## [Your instructions]
Copy out all the lines in the records that include the word "this".

## [Data listing]

# # # # # # #

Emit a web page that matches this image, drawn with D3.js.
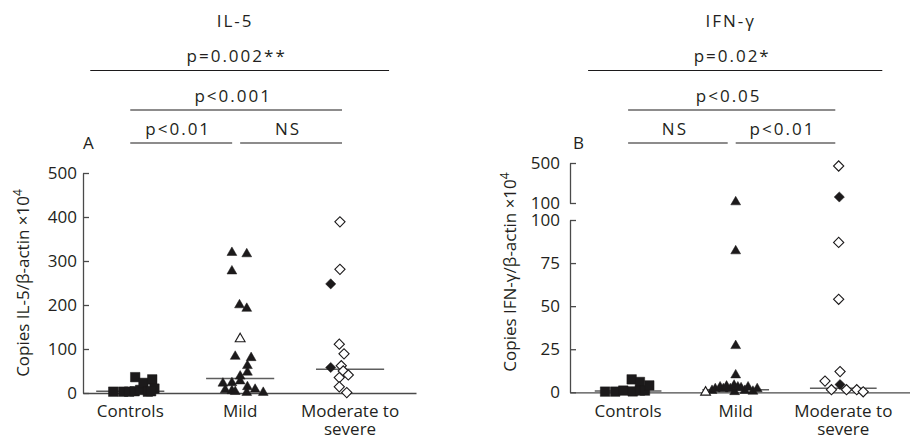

# # # # # # #

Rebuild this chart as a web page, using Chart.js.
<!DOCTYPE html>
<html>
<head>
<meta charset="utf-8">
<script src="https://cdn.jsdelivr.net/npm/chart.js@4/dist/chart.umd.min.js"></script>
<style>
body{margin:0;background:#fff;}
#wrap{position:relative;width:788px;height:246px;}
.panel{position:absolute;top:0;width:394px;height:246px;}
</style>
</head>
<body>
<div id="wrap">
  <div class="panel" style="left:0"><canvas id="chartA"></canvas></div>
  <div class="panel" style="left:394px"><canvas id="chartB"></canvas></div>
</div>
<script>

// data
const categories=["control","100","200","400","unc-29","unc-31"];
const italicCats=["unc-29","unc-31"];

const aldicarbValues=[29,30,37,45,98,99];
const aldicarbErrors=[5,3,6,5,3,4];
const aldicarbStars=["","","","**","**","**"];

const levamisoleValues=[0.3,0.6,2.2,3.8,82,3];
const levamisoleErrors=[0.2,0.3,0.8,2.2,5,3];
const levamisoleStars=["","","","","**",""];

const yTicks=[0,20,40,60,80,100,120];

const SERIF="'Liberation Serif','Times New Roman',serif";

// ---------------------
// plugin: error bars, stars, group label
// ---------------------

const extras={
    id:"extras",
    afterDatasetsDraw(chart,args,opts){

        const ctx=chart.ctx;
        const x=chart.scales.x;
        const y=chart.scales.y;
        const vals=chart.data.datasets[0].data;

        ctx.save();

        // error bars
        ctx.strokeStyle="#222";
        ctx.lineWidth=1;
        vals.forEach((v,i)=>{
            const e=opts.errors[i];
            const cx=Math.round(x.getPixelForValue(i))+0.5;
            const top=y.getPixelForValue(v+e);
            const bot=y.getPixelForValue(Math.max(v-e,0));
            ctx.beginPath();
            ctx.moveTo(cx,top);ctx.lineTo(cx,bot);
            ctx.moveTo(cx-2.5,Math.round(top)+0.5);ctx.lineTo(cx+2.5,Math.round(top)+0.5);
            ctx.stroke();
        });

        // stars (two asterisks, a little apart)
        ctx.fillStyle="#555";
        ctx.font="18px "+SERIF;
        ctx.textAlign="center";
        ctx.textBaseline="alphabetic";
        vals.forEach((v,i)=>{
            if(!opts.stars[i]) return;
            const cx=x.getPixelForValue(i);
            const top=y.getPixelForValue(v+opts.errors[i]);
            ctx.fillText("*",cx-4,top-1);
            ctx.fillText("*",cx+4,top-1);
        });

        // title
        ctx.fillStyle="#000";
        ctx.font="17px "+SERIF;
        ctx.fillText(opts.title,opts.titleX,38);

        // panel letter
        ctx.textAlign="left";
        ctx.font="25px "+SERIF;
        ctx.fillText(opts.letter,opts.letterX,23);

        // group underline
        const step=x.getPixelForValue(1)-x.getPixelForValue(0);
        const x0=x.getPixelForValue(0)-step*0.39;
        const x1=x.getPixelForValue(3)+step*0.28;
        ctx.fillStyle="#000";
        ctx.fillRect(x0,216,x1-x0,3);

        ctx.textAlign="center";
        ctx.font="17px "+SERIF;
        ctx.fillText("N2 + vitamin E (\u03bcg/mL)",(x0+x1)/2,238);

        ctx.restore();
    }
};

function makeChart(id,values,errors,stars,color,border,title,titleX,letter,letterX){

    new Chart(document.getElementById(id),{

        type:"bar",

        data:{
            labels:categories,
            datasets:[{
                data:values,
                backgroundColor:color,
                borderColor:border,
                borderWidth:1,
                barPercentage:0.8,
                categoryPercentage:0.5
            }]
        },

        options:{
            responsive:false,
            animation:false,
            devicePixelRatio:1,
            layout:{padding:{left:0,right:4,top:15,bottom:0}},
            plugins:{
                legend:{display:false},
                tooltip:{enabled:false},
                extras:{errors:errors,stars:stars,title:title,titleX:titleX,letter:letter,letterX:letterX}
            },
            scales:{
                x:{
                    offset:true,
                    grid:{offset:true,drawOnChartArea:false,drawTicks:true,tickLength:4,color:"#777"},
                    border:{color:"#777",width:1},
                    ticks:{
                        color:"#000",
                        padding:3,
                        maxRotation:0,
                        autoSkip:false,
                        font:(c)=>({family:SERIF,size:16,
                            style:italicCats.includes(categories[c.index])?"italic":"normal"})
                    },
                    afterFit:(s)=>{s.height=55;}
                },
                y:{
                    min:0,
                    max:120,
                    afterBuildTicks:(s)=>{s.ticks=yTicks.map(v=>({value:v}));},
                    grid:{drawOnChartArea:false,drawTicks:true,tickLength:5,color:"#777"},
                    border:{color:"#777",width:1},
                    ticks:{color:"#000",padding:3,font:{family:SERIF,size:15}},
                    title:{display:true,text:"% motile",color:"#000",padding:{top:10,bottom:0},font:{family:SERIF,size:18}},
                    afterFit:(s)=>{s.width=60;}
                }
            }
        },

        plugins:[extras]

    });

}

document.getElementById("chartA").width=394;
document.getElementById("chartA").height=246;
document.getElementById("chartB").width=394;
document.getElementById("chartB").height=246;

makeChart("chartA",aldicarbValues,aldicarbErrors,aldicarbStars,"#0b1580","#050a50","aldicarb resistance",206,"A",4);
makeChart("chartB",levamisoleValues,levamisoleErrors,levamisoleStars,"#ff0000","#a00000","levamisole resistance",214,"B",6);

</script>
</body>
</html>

# # # # # # #

## [Exercise answer]
Emit a web page that matches this image, drawn with D3.js.
Rebuild this chart as a web page, using Chart.js.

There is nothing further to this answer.